Porting Home Assistant integrations to Personal Agent — plan & gap analysis¶
Research against a fresh shallow clone of
home-assistant/core(1 484 integrations,homeassistant/components/*), mapped onto our existing integration tier (integrations/<domain>/+services/api/src/personal_agent/integrations/). This is the porting counterpart todocs/home-assistant-adoption.md(which deepens our entity/flow/dashboard subsystems). This doc answers: can we port all HA integrations, what does it take, and which framework pieces are still missing.
0. TL;DR¶
- HA core ships 1 484 integrations; ~884 have a config flow, pulling in 1 127 distinct PyPI requirements. They are not a uniform set — they split sharply by transport.
- Our integration tier is already an HA-shaped base: folder discovery +
manifest.yaml+ConfigFlow+PersonalAgentIntegration(≈async_setup_entry) + an entity system withdevice_class/state_class/unit/category/actions/device grouping + pull/push/webhook sync + capability providers. The shape matches; the breadth and transports do not. - "Port all" is the wrong target. ~½ of HA assumes local radio/serial hardware on the same host as the runtime (Zigbee, Z‑Wave, Bluetooth, Matter/Thread, KNX, USB, serial). We run multi‑tenant in k8s/cloud — there is no LAN, no radio, no per‑tenant USB stick. Those need a local bridge (the Rust device-agent) before they make any sense.

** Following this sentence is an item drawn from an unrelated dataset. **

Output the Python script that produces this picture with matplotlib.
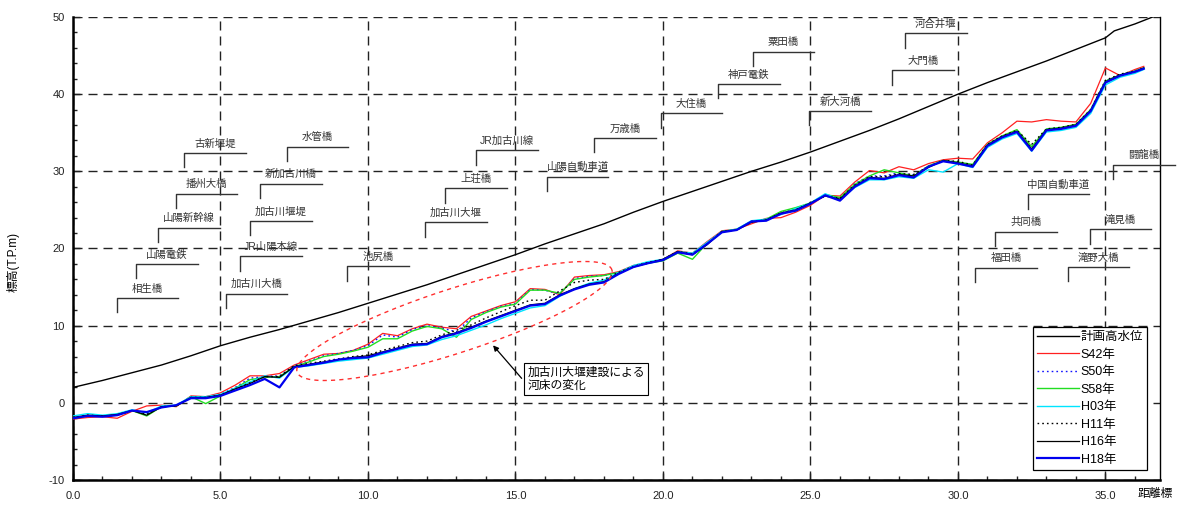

- The high‑value, directly‑portable slice is the cloud‑API integrations (
cloud_polling/cloud_push, ~500): REST/OAuth services with no local hardware (weather, calendars, transit, energy, media, package tracking, smart‑home clouds). These map cleanly onto our existing model with no new framework — only the gaps in §4 (OAuth2, richer entity domains, discovery for the LAN tier). - Recommended path: (1) close the small framework gaps that unblock the cloud tier (OAuth2 application‑credentials flow, a handful of richer entity domains, a codegen harness), (2) bulk‑port the cloud tier via a manifest‑driven generator, (3) add a device‑agent LAN bridge to unlock local‑IP devices, (4) treat radio/serial hubs and voice as separate programs, not ports.
1. What "all HA integrations" actually is¶
| Dimension | Distribution (from the clone) |
|---|---|
| Total integrations | 1 484 |
config_flow: true |
884 (UI‑setupable) · 908 have a config_flow.py |
integration_type |
device 284 · hub 271 · service 258 · virtual 121 · system 84 · entity 46 · helper 28 · hardware 6 |
iot_class |
local_polling 423 · cloud_polling 392 · local_push 249 · cloud_push 112 · calculated 31 · assumed_state 20 |
Use DataUpdateCoordinator |
~1 605 modules |
Use OAuth2 / application_credentials |
~264 |
| Declare a webhook | ~39 |
Declare services.yaml |
339 |
| Discovery hooks | zeroconf 114 · dhcp 110 · bluetooth 59 · ssdp 44 · usb 25 · homekit 21 · mqtt 19 |
| Distinct PyPI requirements | 1 127 |
The single most important axis for us is iot_class locality:
cloud_*(≈504) — talks to a vendor cloud over HTTPS. Runs fine from our cloud.local_*(≈672) — talks to a device on the same LAN as the HA host. Needs LAN reach.calculated/assumed_state/system/helper/virtual — derive state or are pure framework.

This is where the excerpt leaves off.